When Gary Sheffield homered on Apr. 17, it was his first hit as a two-week veteran of the Mets. It also happened to be his 500th career homer.
When he rounded the bases, the first of many hugs was from Jose Reyes. But by far the longest, most meaningful hug was from third baseman David Wright.
Sheffield was considering his options a few weeks ago—among them were the Phillies, Reds, and Rays—when Wright texted him to persuade him to join the Mets. That gesture convinced Shef.
It also showed why Wright wears a big invisible “C” on his chest. That sits just under his face, which is considered to be that of the franchise as well.
If David Wright were judged merely by his stats, he’d be considered an excellent player.

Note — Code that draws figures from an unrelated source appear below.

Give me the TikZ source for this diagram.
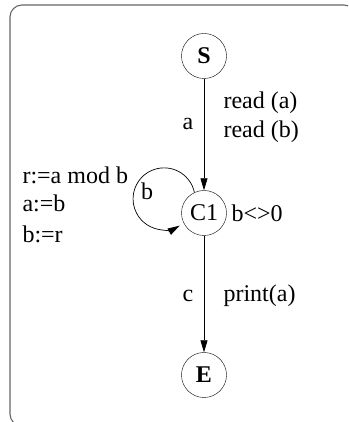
\documentclass[tikz,border=0pt]{standalone}
\usepackage{fontspec}
\setmainfont{Liberation Serif}
\usepackage{tikz}
\usetikzlibrary{positioning,arrows.meta}

\begin{document}
\begin{tikzpicture}[x=1pt,y=1pt,
  every node/.style={font=\fontsize{24}{28}\selectfont},
  state/.style={circle,draw,thin,minimum size=45pt,inner sep=0pt},
  edge/.style={draw,line width=0.7pt,-{Triangle[length=12pt,width=7pt]}}]
  \clip (0,0) rectangle (348,422);
  \draw[gray!80!black,line width=1.1pt,rounded corners=12pt] (10,-4) rectangle (356,417);
  \node[state] (S) at (204,366) {\textbf{S}};
  \node[state] (C1) at (204,209) {C1};
  \node[state] (E) at (204,47) {\textbf{E}};
  \draw[edge] (S) -- (C1);
  \draw[edge] (C1) -- (E);
  \draw[edge] (C1.115) arc[start angle=12,end angle=300,radius=31];
  % labels
  \node (a) at (188,298) {a};
  \node[anchor=west] (ra) at (220,319) {read (a)};
  \node[anchor=west] (rb) at (220,290) {read (b)};
  \node (lb) at (147,231) {b};
  \node[anchor=west] (mod) at (19,247) {r:=a mod b};
  \node[anchor=west] (ab) at (19,219) {a:=b};
  \node[anchor=west] (br) at (19,188) {b:=r};
  \node[anchor=west] (ne) at (228,209) {b<>0};
  \node (c) at (188,126) {c};
  \node[anchor=west] (pr) at (220,126) {print(a)};
\end{tikzpicture}
\end{document}
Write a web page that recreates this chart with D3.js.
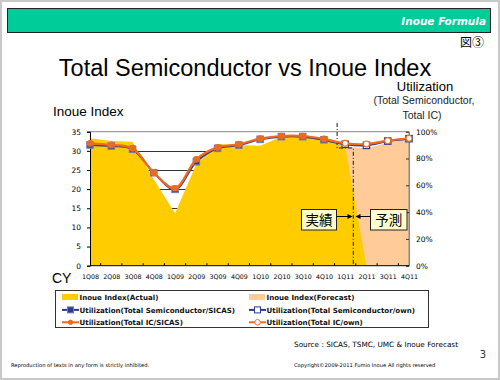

His career .310 batting average has helped earn him the third slot in the order this season. In the last three full seasons, he’s ranked at the top of the list for the Mets in average, slugging, on-base percentage, doubles, homers, and in durability categories like games played and at-bats.
He’s already won two gold gloves for his defense. He’s tallied his share of errors, but his most memorable play at third is certainly his barehanded catch in 2005 that made every highlight reel.
Add in two silver slugger awards, and you’ve got one balanced baseball powerhouse, still just 26 years old.
He’s gone to the all-star game where he nearly won the home run derby. He played in the World Baseball Classic, getting a huge hit to give Team USA a big win. He's also been a finalist in the MVP race in recent seasons.
But his stats may not even be his strongest suit.
Since he joined the Mets five years ago, he’s been a reliable interviewee, spreading accolades, and never dodging blame. He’s gotten wiser about the media and is more often than not the player quoted.
The team's late season shortcomings in the past two years most likely hit Wright harder than just about anyone, yet he addressed the issue head on and did it the right way.
He’s always one of the first guys in the dugout to high-five a teammate who’s homered. He often hangs out next to the manager behind the dugout railing, presumably exchanging valuable tidbits.
His image as a clean cut, hard-working grunt has so far escaped recurring mentions in the gossip blogs, unlike his third base counterpart in the Bronx. He’s more often mentioned in the offseason for his charity work than for any sort of antics.
He respects the game—its history, his peers, and the fans. Even with his obvious self-confidence, he manages to come across as humble.
Unlike many players, he’s embraced New York. For that and everything mentioned above, the fans have embraced him as one of their own.
We’re waiting for the day when the invisible “C” appears on his uniform. It’s just a matter of time.